The World Bank is currently the largest provider of contingent credit for PAF, with its Catastrophe Deferred Drawdown Options (cat DDOs) linking pre-identified triggers to immediate funding, typically when a government declares an emergency.

Between 2009 and 2023, cat DDOs paid out $1.3bn in relation to tropical cyclones and a further $834mn in response to flood and landslide events.

Regional sovereign risk pools first emerged with the launch of the Caribbean Catastrophe Risk Insurance Facility in 2007, with pools now also operational in Africa, Southeast Asia and the Pacific.

The report notes that growing demand and uptake of policies have proved challenging for the latter three pools, with countries also dropping out because of domestic political changes and unmet expectations around payouts.

Falling short

The report noted that while the increased focus on PAF is needed as part of the drive to increase focus on financial protection, there are many areas in which PAF is falling short in meeting the needs of vulnerable countries and people.

Notably, the types of international development financing for PAF and the instruments available do not meet the needs of the poorest and most vulnerable countries.

Across the 2020-2022 reporting period, for example, the majority of coverage (82.1 percent) was concentrated in middle-income countries.

International development financing is usually provided via loans rather than grant financing, making it unattractive and unaffordable for countries struggling with high levels of debt and many urgent demands on national budgets.

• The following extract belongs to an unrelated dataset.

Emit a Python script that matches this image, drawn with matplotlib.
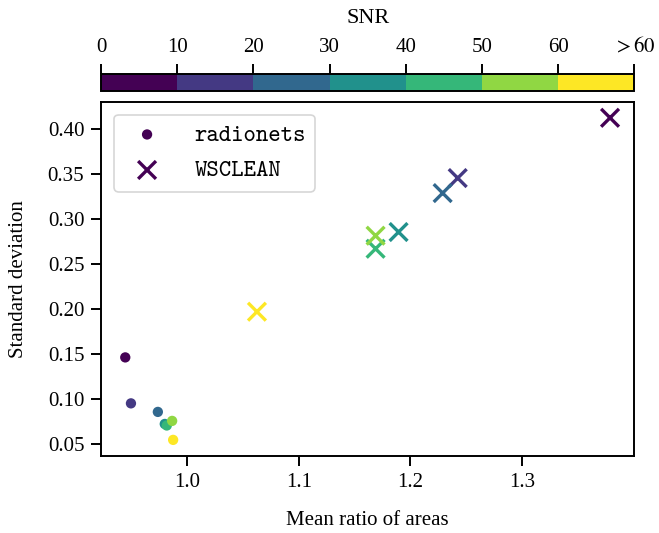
import numpy as np
import matplotlib
matplotlib.use("Agg")
import matplotlib.pyplot as plt
from matplotlib.colors import ListedColormap, BoundaryNorm
from matplotlib.font_manager import FontProperties
import os

plt.rcParams["font.family"] = ["Liberation Serif", "DejaVu Serif"]
plt.rcParams["mathtext.fontset"] = "stix"
plt.rcParams["font.size"] = 15

# SNR bins (lower edges) and their tick labels
snr_edges = [0, 10, 20, 30, 40, 50, 60, 70]
snr_ticklabels = ["0", "10", "20", "30", "40", "50", "60", r"$>60$"]
snr_centers = [5, 15, 25, 35, 45, 55, 65]

# radionets: mean ratio of areas / standard deviation per SNR bin
radionets_ratio = [0.9446, 0.9497, 0.9738, 0.9800, 0.9818, 0.9866, 0.9875]
radionets_std = [0.1462, 0.0951, 0.0856, 0.0722, 0.0705, 0.0756, 0.0545]

# WSCLEAN: mean ratio of areas / standard deviation per SNR bin
wsclean_ratio = [1.3790, 1.2425, 1.2290, 1.1895, 1.1689, 1.1689, 1.0626]
wsclean_std = [0.4126, 0.3456, 0.3289, 0.2856, 0.2670, 0.2815, 0.1970]

cmap = ListedColormap(plt.get_cmap("viridis")(np.linspace(0, 1, 7)))
norm = BoundaryNorm(snr_edges, cmap.N)

fig = plt.figure(figsize=(6.59, 5.33), dpi=100)
ax = fig.add_axes([0.1533, 0.1445, 0.8092, 0.6647])
cax = fig.add_axes([0.1533, 0.8298, 0.8092, 0.0314])

ax.scatter(radionets_ratio, radionets_std, c=snr_centers, cmap=cmap, norm=norm,
           marker="o", s=55, linewidths=0, label="radionets", zorder=2)
ax.scatter(wsclean_ratio, wsclean_std, c=snr_centers, cmap=cmap, norm=norm,
           marker="x", s=165, linewidths=2.4, label="WSCLEAN", zorder=3)

ax.set_xticks([1.0, 1.1, 1.2, 1.3])
ax.set_yticks([0.05, 0.10, 0.15, 0.20, 0.25, 0.30, 0.35, 0.40])
ax.set_xlabel("Mean ratio of areas", labelpad=14)
ax.set_ylabel("Standard deviation", labelpad=14)
for sp in ax.spines.values():
    sp.set_linewidth(1.4)
ax.tick_params(direction="out", length=7, width=1.4, pad=5)

mono = os.path.join(matplotlib.get_data_path(), "fonts", "ttf", "cmtt10.ttf")
leg = ax.legend(loc="upper left", prop=FontProperties(fname=mono, size=17),
                borderpad=0.4, labelspacing=0.55, handletextpad=1.0,
                borderaxespad=0.55, framealpha=0.8, fancybox=True)
leg.get_frame().set_linewidth(1.2)
for h in leg.legend_handles:
    h.set_color(cmap(0))

cb = fig.colorbar(plt.cm.ScalarMappable(norm=norm, cmap=cmap), cax=cax,
                  orientation="horizontal", ticks=snr_edges)
cax.xaxis.set_ticks_position("top")
cax.xaxis.set_label_position("top")
cb.set_ticklabels(snr_ticklabels)
cb.set_label("SNR", labelpad=10, fontsize=16)
cb.outline.set_linewidth(1.4)
cax.tick_params(direction="out", length=7, width=1.4, pad=5)
cax.minorticks_off()

fig.savefig("out.png", dpi=100)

Debt sustainability is a growing concern for many countries which is likely to hamper the use of PAF.

Premium subsidies are one mechanism to reduce constraints on uptake, but this is typically provided with the expectation that countries will eventually take these payments onto their own balance sheets.

As the report warns, this expectation is becoming increasingly untenable. As governments face increasingly challenging prioritisation decisions, demand for PAF directly financed by governments is likely to be adversely affected.

Practical challenges

The report highlights a range of practical challenges around delivering effective PAF, including developing reliable triggers and effective response plans that pay out when most needed.

Some instruments are highlighted as ineffective in certain contexts – insurance, for example, is perceived as prohibitively expensive for more frequent or severe risks.

As a result, the report highlights increasing pressure for country and locally led solutions that go beyond insurance and do not exacerbate debt vulnerabilities.

“Substantial changes in the instruments, types and terms of financing on offer will be needed to overcome growing affordability challenges the poorest countries now face,” the report warned.